The number of East Lothian’s young people leaving school and moving straight into employment, further or higher education or training after school is increasing.
"This highlights the many opportunities that exist for our young people," Cllr Shamin Akhtar
Data collected on pupils who left school in 2017/18 showed that 95.4% of all school leavers in East Lothian went into a positive destination. This is higher than the national and regional average and represents a rise on the previous year. While most young people move into further or higher education, the percentage of leavers moving into employment increased to 29.3% (from 25.7%). Looked after children, school leavers with additional support needs also reported increases, while the gap in positive outcomes for young people in the most and least deprived areas decreased.The figures were discussed at a recent meeting of the council's Education Committee.

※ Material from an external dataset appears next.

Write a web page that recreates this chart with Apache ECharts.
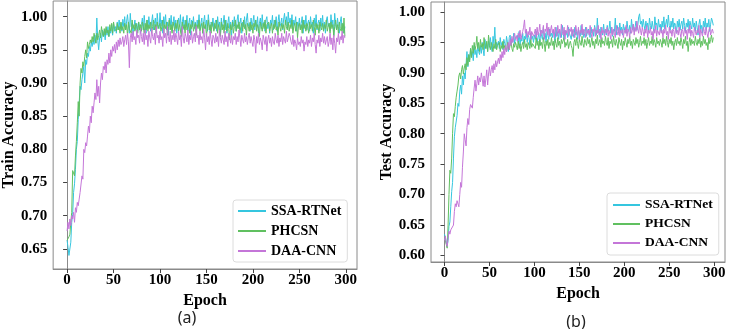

East Lothian works closely with Skills Development Scotland (SDS) and other partners to provide a range of opportunities in schools that will support young people achieve positive pathways. These include the expansion of the Foundation Apprenticeships offering in secondary schools, vocational courses through East Lothian Works, a two-day Jobs Kingdom Live event to give primary 5 pupils an insight into the world of work and a partnership with Exeter College for high-ability students. Education Scotland’s most recent inspection of the service praised this work, highlighting the effective collaboration between school and SDS staff to benefit young people.
Commenting on the report Councillor Shamin Akhtar, Cabinet spokesperson for Education, said: “This is a great report and highlights the many opportunities that exist for our young people. It’s especially pleasing to see the increase in employment given the economic climate that we currently work within. This report clearly demonstrates that attainment is not limited to qualifications – there are a range of pathways that exist for our young people, including apprenticeships, to help them fulfil their potential and their individual aspirations. There is no single ‘correct’ route and it’s important that we work with our partners to make sure we are offering the best opportunities that we can.
“I’d like to commend all of our school staff, education colleagues and wide range of partners for creating these avenues to benefit our young people.”